-- DATA SECTION --
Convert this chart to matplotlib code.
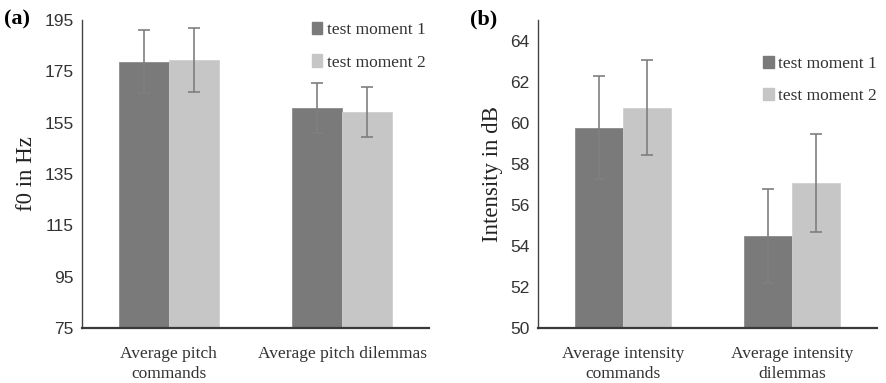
import numpy as np
import matplotlib.pyplot as plt
from matplotlib.patches import Patch

# panel (a) - pitch
pitch_cats = ['Average pitch\ncommands', 'Average pitch dilemmas']
pitch_m1 = [178.7, 160.8]
pitch_m1_err = [12.3, 9.7]
pitch_m2 = [179.3, 159.2]
pitch_m2_err = [12.5, 9.8]
pitch_ticks = [75, 95, 115, 135, 155, 175, 195]

# panel (b) - intensity
int_cats = ['Average intensity\ncommands', 'Average intensity\ndilemmas']
int_m1 = [59.75, 54.47]
int_m1_err = [2.5, 2.3]
int_m2 = [60.73, 57.06]
int_m2_err = [2.3, 2.4]
int_ticks = [50, 52, 54, 56, 58, 60, 62, 64]

labels = ['test moment 1', 'test moment 2']
dark = '#7a7a7a'
light = '#c6c6c6'
errc = '#7f7f7f'
serif = 'Liberation Serif'
sans = 'Liberation Sans'

fig = plt.figure(figsize=(8.87, 3.83), dpi=100)
axa = fig.add_axes([0.0924, 0.1436, 0.3913, 0.8042])
axb = fig.add_axes([0.6065, 0.1436, 0.3822, 0.8042])


def draw(ax, cats, m1, e1, m2, e2, ticks, ylim, w, ylabel):
    x = np.arange(len(cats))
    ekw = dict(ecolor=errc, elinewidth=1.2, capsize=4, capthick=1.2)
    ax.bar(x - w / 2, m1, w, color=dark, edgecolor='#8c8c8c', linewidth=0.6,
           yerr=e1, error_kw=ekw)
    ax.bar(x + w / 2, m2, w, color=light, edgecolor='#d0d0d0', linewidth=0.6,
           yerr=e2, error_kw=ekw)
    ax.set_xlim(-0.5, 1.5)
    ax.set_ylim(*ylim)
    ax.set_yticks(ticks)
    ax.set_yticklabels([str(t) for t in ticks], fontfamily=sans, fontsize=12.5,
                       color='#333333')
    ax.set_xticks(x)
    ax.set_xticklabels(cats, fontfamily=serif, fontsize=12.5, color='#333333',
                       linespacing=1.35)
    ax.tick_params(length=0, pad=6)
    ax.tick_params(axis='x', pad=13)
    ax.set_ylabel(ylabel, fontfamily=serif, fontsize=16.5, color='#222222', labelpad=5)
    for s in ['top', 'right']:
        ax.spines[s].set_visible(False)
    ax.spines['left'].set_color('#444444')
    ax.spines['left'].set_linewidth(1.0)
    ax.spines['bottom'].set_color('#3a3a3a')
    ax.spines['bottom'].set_linewidth(1.6)


draw(axa, pitch_cats, pitch_m1, pitch_m1_err, pitch_m2, pitch_m2_err,
     pitch_ticks, (75, 195), 0.288, 'f0 in Hz')
draw(axb, int_cats, int_m1, int_m1_err, int_m2, int_m2_err,
     int_ticks, (50, 65), 0.283, 'Intensity in dB')

handles = [Patch(color=dark), Patch(color=light)]
for ax, anchor in [(axa, (1.035, 1.045)), (axb, (1.045, 0.935))]:
    ax.legend(handles, labels, loc='upper right', bbox_to_anchor=anchor,
              frameon=False, handlelength=0.6, handleheight=0.7,
              handletextpad=0.25, labelspacing=0.95,
              prop={'family': serif, 'size': 12.5})
    for t in ax.get_legend().get_texts():
        t.set_color('#333333')

fig.text(0.004, 0.948, '(a)', fontfamily=serif, fontweight='bold', fontsize=16,
         va='center', ha='left')
fig.text(0.530, 0.948, '(b)', fontfamily=serif, fontweight='bold', fontsize=16,
         va='center', ha='left')

fig.savefig('out.png', dpi=100)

-- INSTRUCTIONS TO FOLLOW --
Every line of text is to be repeated exactly; pictures are left out.

-- OUTPUT OF THE EXERCISE --
Convert this chart to matplotlib code.
import numpy as np
import matplotlib.pyplot as plt
from matplotlib.patches import Patch

# panel (a) - pitch
pitch_cats = ['Average pitch\ncommands', 'Average pitch dilemmas']
pitch_m1 = [178.7, 160.8]
pitch_m1_err = [12.3, 9.7]
pitch_m2 = [179.3, 159.2]
pitch_m2_err = [12.5, 9.8]
pitch_ticks = [75, 95, 115, 135, 155, 175, 195]

# panel (b) - intensity
int_cats = ['Average intensity\ncommands', 'Average intensity\ndilemmas']
int_m1 = [59.75, 54.47]
int_m1_err = [2.5, 2.3]
int_m2 = [60.73, 57.06]
int_m2_err = [2.3, 2.4]
int_ticks = [50, 52, 54, 56, 58, 60, 62, 64]

labels = ['test moment 1', 'test moment 2']
dark = '#7a7a7a'
light = '#c6c6c6'
errc = '#7f7f7f'
serif = 'Liberation Serif'
sans = 'Liberation Sans'

fig = plt.figure(figsize=(8.87, 3.83), dpi=100)
axa = fig.add_axes([0.0924, 0.1436, 0.3913, 0.8042])
axb = fig.add_axes([0.6065, 0.1436, 0.3822, 0.8042])


def draw(ax, cats, m1, e1, m2, e2, ticks, ylim, w, ylabel):
    x = np.arange(len(cats))
    ekw = dict(ecolor=errc, elinewidth=1.2, capsize=4, capthick=1.2)
    ax.bar(x - w / 2, m1, w, color=dark, edgecolor='#8c8c8c', linewidth=0.6,
           yerr=e1, error_kw=ekw)
    ax.bar(x + w / 2, m2, w, color=light, edgecolor='#d0d0d0', linewidth=0.6,
           yerr=e2, error_kw=ekw)
    ax.set_xlim(-0.5, 1.5)
    ax.set_ylim(*ylim)
    ax.set_yticks(ticks)
    ax.set_yticklabels([str(t) for t in ticks], fontfamily=sans, fontsize=12.5,
                       color='#333333')
    ax.set_xticks(x)
    ax.set_xticklabels(cats, fontfamily=serif, fontsize=12.5, color='#333333',
                       linespacing=1.35)
    ax.tick_params(length=0, pad=6)
    ax.tick_params(axis='x', pad=13)
    ax.set_ylabel(ylabel, fontfamily=serif, fontsize=16.5, color='#222222', labelpad=5)
    for s in ['top', 'right']:
        ax.spines[s].set_visible(False)
    ax.spines['left'].set_color('#444444')
    ax.spines['left'].set_linewidth(1.0)
    ax.spines['bottom'].set_color('#3a3a3a')
    ax.spines['bottom'].set_linewidth(1.6)


draw(axa, pitch_cats, pitch_m1, pitch_m1_err, pitch_m2, pitch_m2_err,
     pitch_ticks, (75, 195), 0.288, 'f0 in Hz')
draw(axb, int_cats, int_m1, int_m1_err, int_m2, int_m2_err,
     int_ticks, (50, 65), 0.283, 'Intensity in dB')

handles = [Patch(color=dark), Patch(color=light)]
for ax, anchor in [(axa, (1.035, 1.045)), (axb, (1.045, 0.935))]:
    ax.legend(handles, labels, loc='upper right', bbox_to_anchor=anchor,
              frameon=False, handlelength=0.6, handleheight=0.7,
              handletextpad=0.25, labelspacing=0.95,
              prop={'family': serif, 'size': 12.5})
    for t in ax.get_legend().get_texts():
        t.set_color('#333333')

fig.text(0.004, 0.948, '(a)', fontfamily=serif, fontweight='bold', fontsize=16,
         va='center', ha='left')
fig.text(0.530, 0.948, '(b)', fontfamily=serif, fontweight='bold', fontsize=16,
         va='center', ha='left')

fig.savefig('out.png', dpi=100)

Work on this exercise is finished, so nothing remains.